It is widely assumed that Liverpool will part company with Daniel Sturridge this summer and accept anything they can get for him just to remove his salary from the books. It is becoming increasingly clear that such a move would be a mistake, particularly with Danny Ings expected to move on any day now.
Sturridge has looked sharp so far in preseason and hasn’t missed a session, though that should not really influence any decision on his future. Frankly, it means nothing. It is what others do that should determine whether the Reds keep Sturridge, and on the evidence of the three friendlies we’ve seen so far, it doesn’t appear that Sturridge has anything to worry about.
Let’s be clear: Sturridge’s body will break down sooner or later. It does every year, usually more than once. It isn’t a matter of if he will be sidelined, it’s a matter of when and for how long. It might be next week, it might be next month. If Liverpool are really lucky, it might not be until the month after, but Sturridge, who turns 29 in September, will eventually pick up an injury.
This is why supporters have long since resigned themselves to the idea of offloading the talented frontman. Circumstances change, though, and if Ings departs, the best course of action for Jurgen Klopp might be to keep Sturridge around a little while longer. Even if he is only available for half a season, which seems to be the norm, that looks to be better than a full season of any of the current alternatives. Dominic Solanke might disprove that, but he might be better served playing regular football away on loan this year instead.

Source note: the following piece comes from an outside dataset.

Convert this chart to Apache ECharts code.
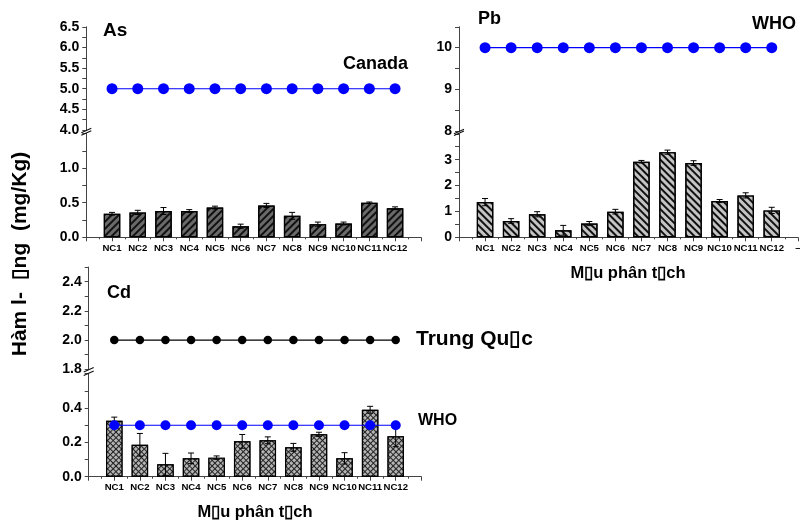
<!DOCTYPE html>
<html>
<head>
<meta charset="utf-8">
<script src="https://cdn.jsdelivr.net/npm/echarts@6/dist/echarts.min.js"></script>
<style>html,body{margin:0;padding:0;background:#fff}#c{width:800px;height:521px}</style>
</head>
<body>
<div id="c"></div>
<script>
// ---- data ----
const categories = ['NC1','NC2','NC3','NC4','NC5','NC6','NC7','NC8','NC9','NC10','NC11','NC12'];
const asValues = [0.34,0.36,0.38,0.38,0.43,0.16,0.46,0.31,0.19,0.20,0.50,0.42];
const asErrors = [0.02,0.03,0.05,0.02,0.02,0.03,0.03,0.05,0.03,0.02,0.01,0.02];
const pbValues = [1.36,0.63,0.89,0.27,0.53,0.99,2.92,3.29,2.87,1.40,1.62,1.04];
const pbErrors = [0.14,0.09,0.10,0.19,0.08,0.09,0.05,0.08,0.09,0.06,0.10,0.12];
const cdValues = [0.326,0.186,0.072,0.107,0.111,0.206,0.212,0.171,0.247,0.107,0.390,0.235];
const cdErrors = [0.021,0.066,0.064,0.031,0.010,0.040,0.020,0.023,0.012,0.033,0.020,0.060];
const canadaAs = [5.0,5.0,5.0,5.0,5.0,5.0,5.0,5.0,5.0,5.0,5.0,5.0];
const whoPb = [10,10,10,10,10,10,10,10,10,10,10,10];
const chinaCd = [2.0,2.0,2.0,2.0,2.0,2.0,2.0,2.0,2.0,2.0,2.0,2.0];
const whoCd = [0.3,0.3,0.3,0.3,0.3,0.3,0.3,0.3,0.3,0.3,0.3,0.3];
const asUpperTicks = [4.0,4.5,5.0,5.5,6.0,6.5];
const asLowerTicks = [0.0,0.5,1.0];
const pbUpperTicks = [8,9,10];
const pbLowerTicks = [0,1,2,3];
const cdUpperTicks = [1.8,2.0,2.2,2.4];
const cdLowerTicks = [0.0,0.2,0.4];

// ---- layout ----
const FONT = 'Liberation Sans, Arial, sans-serif';
const panels = {
  as: {left: 86.3, width: 334.5, upTop: 26.8, upBot: 130.0, loTop: 133.5, loBot: 237.3},
  pb: {left: 459.0, width: 338.8, upTop: 26.8, upBot: 131.0, loTop: 133.8, loBot: 237.3},
  cd: {left: 88.7, width: 332.6, upTop: 267.1, upBot: 369.3, loTop: 373.7, loBot: 476.7}
};
const grids = [];
['as','pb','cd'].forEach(k => {
  const p = panels[k];
  grids.push({left: p.left, top: p.upTop, width: p.width, height: p.upBot - p.upTop, outerBoundsMode: 'none', containLabel: false});
  grids.push({left: p.left, top: p.loTop, width: p.width, height: p.loBot - p.loTop, outerBoundsMode: 'none', containLabel: false});
});

const pairs = (vals) => vals.map((v, i) => [i + 1, v]);
const triples = (vals, errs) => vals.map((v, i) => [i + 1, v, errs[i]]);

function xAxisDef(gridIndex, showAxis, endLabel) {
  return {
    type: 'value', gridIndex, min: 0, max: 13, interval: 1, show: showAxis,
    splitLine: {show: false},
    axisLine: {show: true, onZero: false, lineStyle: {color: '#444', width: 1}},
    axisTick: {show: true, length: 4, lineStyle: {color: '#444'}},
    minorTick: {show: true, splitNumber: 2, length: 2, lineStyle: {color: '#444'}},
    axisLabel: {
      show: true, margin: 6, color: '#000', fontFamily: FONT, fontWeight: 'bold', fontSize: 9.6,
      showMinLabel: true, showMaxLabel: true, hideOverlap: false,
      formatter: v => (v >= 1 && v <= 12) ? categories[v - 1] : (v === 13 ? (endLabel || '') : '')
    }
  };
}
function yAxisDef(gridIndex, min, max, interval, ticks, decimals) {
  return {
    type: 'value', gridIndex, min, max, interval,
    splitLine: {show: false},
    axisLine: {show: true, onZero: false, lineStyle: {color: '#444', width: 1}},
    axisTick: {show: true, length: 4, lineStyle: {color: '#444'}},
    minorTick: {show: false},
    axisLabel: {
      show: true, margin: 7, color: '#000', fontFamily: FONT, fontWeight: 'bold', fontSize: 14,
      customValues: ticks,
      formatter: v => Number(v).toFixed(decimals)
    }
  };
}

const xAxes = [
  xAxisDef(0, false), xAxisDef(1, true),
  xAxisDef(2, false), xAxisDef(3, true, '\u2013'),
  xAxisDef(4, false), xAxisDef(5, true)
];
const yAxes = [
  yAxisDef(0, 4.0, 6.5, 0.25, asUpperTicks, 1),
  yAxisDef(1, 0, 1.5, 0.25, asLowerTicks, 1),
  yAxisDef(2, 8, 10.5, 0.5, pbUpperTicks, 0),
  yAxisDef(3, 0, 4, 0.5, pbLowerTicks, 0),
  yAxisDef(4, 1.8, 2.5, 0.1, cdUpperTicks, 1),
  yAxisDef(5, 0, 0.6, 0.1, cdLowerTicks, 1)
];

function errSeries(idx, vals, errs) {
  return {
    type: 'custom', xAxisIndex: idx, yAxisIndex: idx, z: 5,
    data: triples(vals, errs),
    renderItem: (params, api) => {
      const x = api.value(0), v = api.value(1), e = api.value(2);
      const t = api.coord([x, v + e]);
      const b = api.coord([x, v - e]);
      const hw = 3;
      const st = {stroke: '#000', lineWidth: 1};
      return {type: 'group', children: [
        {type: 'line', shape: {x1: t[0], y1: t[1], x2: b[0], y2: b[1]}, style: st},
        {type: 'line', shape: {x1: t[0] - hw, y1: t[1], x2: t[0] + hw, y2: t[1]}, style: st},
        {type: 'line', shape: {x1: b[0] - hw, y1: b[1], x2: b[0] + hw, y2: b[1]}, style: st}
      ]};
    }
  };
}
function barSeries(idx, vals, fill, decal) {
  return {
    type: 'bar', xAxisIndex: idx, yAxisIndex: idx, barWidth: 16.5, z: 2,
    data: pairs(vals),
    itemStyle: {color: fill, borderColor: '#000', borderWidth: 1.2, decal},
    emphasis: {disabled: true}
  };
}
function lineSeries(idx, vals, color, size) {
  return {
    type: 'line', xAxisIndex: idx, yAxisIndex: idx, z: 10,
    data: pairs(vals), symbol: 'circle', symbolSize: size,
    lineStyle: {color, width: 1.1}, itemStyle: {color},
    emphasis: {disabled: true}, animation: false
  };
}

const series = [
  barSeries(1, asValues, '#6a6a6a', {symbol: 'rect', symbolSize: 1, color: '#111', dashArrayX: [1, 0], dashArrayY: [1.1, 2.4], rotation: -Math.PI / 4}),
  errSeries(1, asValues, asErrors),
  lineSeries(0, canadaAs, '#0000ff', 11),
  barSeries(3, pbValues, '#c4c4c4', {symbol: 'rect', symbolSize: 1, color: '#111', dashArrayX: [1, 0], dashArrayY: [1.1, 2.4], rotation: Math.PI / 4}),
  errSeries(3, pbValues, pbErrors),
  lineSeries(2, whoPb, '#0000ff', 11),
  barSeries(5, cdValues, '#222', {symbol: 'rect', symbolSize: 1, color: '#b4b4b4', dashArrayX: [2.4, 1], dashArrayY: [2.4, 1], rotation: Math.PI / 4}),
  errSeries(5, cdValues, cdErrors),
  lineSeries(4, chinaCd, '#000', 8.5),
  lineSeries(5, whoCd, '#0000ff', 10)
];

// axis break marks
const graphic = [];
['as','pb','cd'].forEach(k => {
  const p = panels[k];
  graphic.push({type: 'rect', shape: {x: p.left - 1, y: p.upBot + 0.5, width: 2, height: p.loTop - p.upBot - 1}, style: {fill: '#fff'}, z: 90});
  [p.upBot + 0.5, p.loTop - 0.5].forEach(y => {
    graphic.push({type: 'line', z: 95, shape: {x1: p.left - 5, y1: y + 2.2, x2: p.left + 5, y2: y - 2.2}, style: {stroke: '#111', lineWidth: 1.1}});
  });
});
function txt(text, x, y, size, align) {
  graphic.push({type: 'text', x, y, z: 100, style: {text, font: 'bold ' + size + 'px ' + FONT, fill: '#000', align: align || 'left', verticalAlign: 'middle'}});
}
txt('As', 103, 31, 19);
txt('Canada', 343, 64, 18);
txt('Pb', 478, 19, 18);
txt('WHO', 752, 24, 18);
txt('Cd', 107, 293, 18);
txt('Trung Qu\u25AFc', 416, 339, 21);
txt('WHO', 418, 421, 16);
txt('M\u25AFu phân t\u25AFch', 628, 273, 16.5, 'center');
txt('M\u25AFu phân t\u25AFch', 255, 512, 16.5, 'center');
graphic.push({type: 'text', x: 20, y: 254, rotation: Math.PI / 2, z: 100,
  style: {text: 'Hàm l-  \u25AFng  (mg/Kg)', font: 'bold 21px ' + FONT, fill: '#000', align: 'center', verticalAlign: 'middle'}});

const chart = echarts.init(document.getElementById('c'), null, {renderer: 'canvas'});
chart.setOption({
  animation: false,
  backgroundColor: '#fff',
  grid: grids,
  xAxis: xAxes,
  yAxis: yAxes,
  series,
  graphic
});
</script>
</body>
</html>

There will be clubs willing to take Sturridge, but none will pay anything like what a player of his ability is worth. It’s debatable whether clubs will be prepared to pay any kind of fee at all given the certainty of injury and the inflated wages involved.
If Liverpool were blessed with top-flight-proven alternatives, it wouldn’t matter what kind of fee they received for Sturridge. They could give him away and it would still make financial sense just to get his £150,000 a week off the books.
With Ings understandably wanting to leave for regular football, that leaves Sturridge (despite his fitness issues) as the clear No. 1 option to back up Roberto Firmino.
Divock Origi enjoyed a spell of great form at the tail end of the 2015-16 season, but that was as good as it got for him. He had a brief run of good goal-scoring form the following season, but the goals masked the fact he wasn’t really providing anything else.
Last summer he fell behind Ings and Solanke and had to go out on loan. In a blog last week discussing Harry Wilson, I suggested that a good way for clubs to assess their loan players is to ask: “If he wasn’t our player, would we be interested in signing him?”
With few other options in Liverpool’s forward ranks, Daniel Sturridge could spend another season at Anfield.
No top club would be looking at Origi based on his underwhelming spell at Wolfsburg. Put bluntly, if he wasn’t already Liverpool’s player, they wouldn’t want him. The Belgian needs a big preseason to prove that he has something to offer, but in the three fixtures he’s featured in so far he’s done the opposite.
Origi, 23, looks as though he’s got everything he needs to be a top-class forward, but for whatever reason he can’t put it all together and he seems to be stagnating rather than improving. Four years ago he was starting games for Belgium at the World Cup. This year he was firing blanks in a preseason game at Bury while his national side were beating England to claim third place.
As for Solanke, the 20-year-old has shown flashes of promise but managed just one goal last season and is in that difficult in-between stage that a lot of young players on the fringes at top clubs find themselves in.
He has big potential, but asking him to come in for Firmino without there being a significant drop-off in quality is unrealistic. Perhaps in a year or two he might be ready for that, but not if he spends the next 12 months sat on the bench. Young players need to play to reach their potential, but clubs challenging for honours can’t provide them with the playing time they need.
Klopp convinced Solanke to sign for the Reds by showing him that there was a clear path to the first team. This is also how he persuaded 18-year-old prodigy Rhian Brewster to sign a new contract despite significant interest in him from all over Europe.
Klopp is a man of his word so is therefore unlikely to go out and sign a big-money, high-profile No. 9 to block the path of Solanke and Brewster. There’s also the added complication that Firmino is an automatic starter and hardly ever misses a game. Whoever comes in is going to be an understudy, and that’s not an easy sales pitch to make to top players.
The arrival of Xherdan Shaqiri at least frees up Mohamed Salah to occasionally fill in for Firmino in the centre, but Klopp will need more cover than that if Liverpool are to compete on all fronts.
Sturridge is not the player he once was and injuries have taken a toll on him, but ask yourself this: Who would you rather have coming off the bench when you need a goal: Sturridge, Origi, Solanke or Brewster?
Klopp said last week that signing Shaqiri was a “no-brainer.” Unless Klopp has plans to sign another forward, with Ings likely to move on, keeping Sturridge also falls into that category.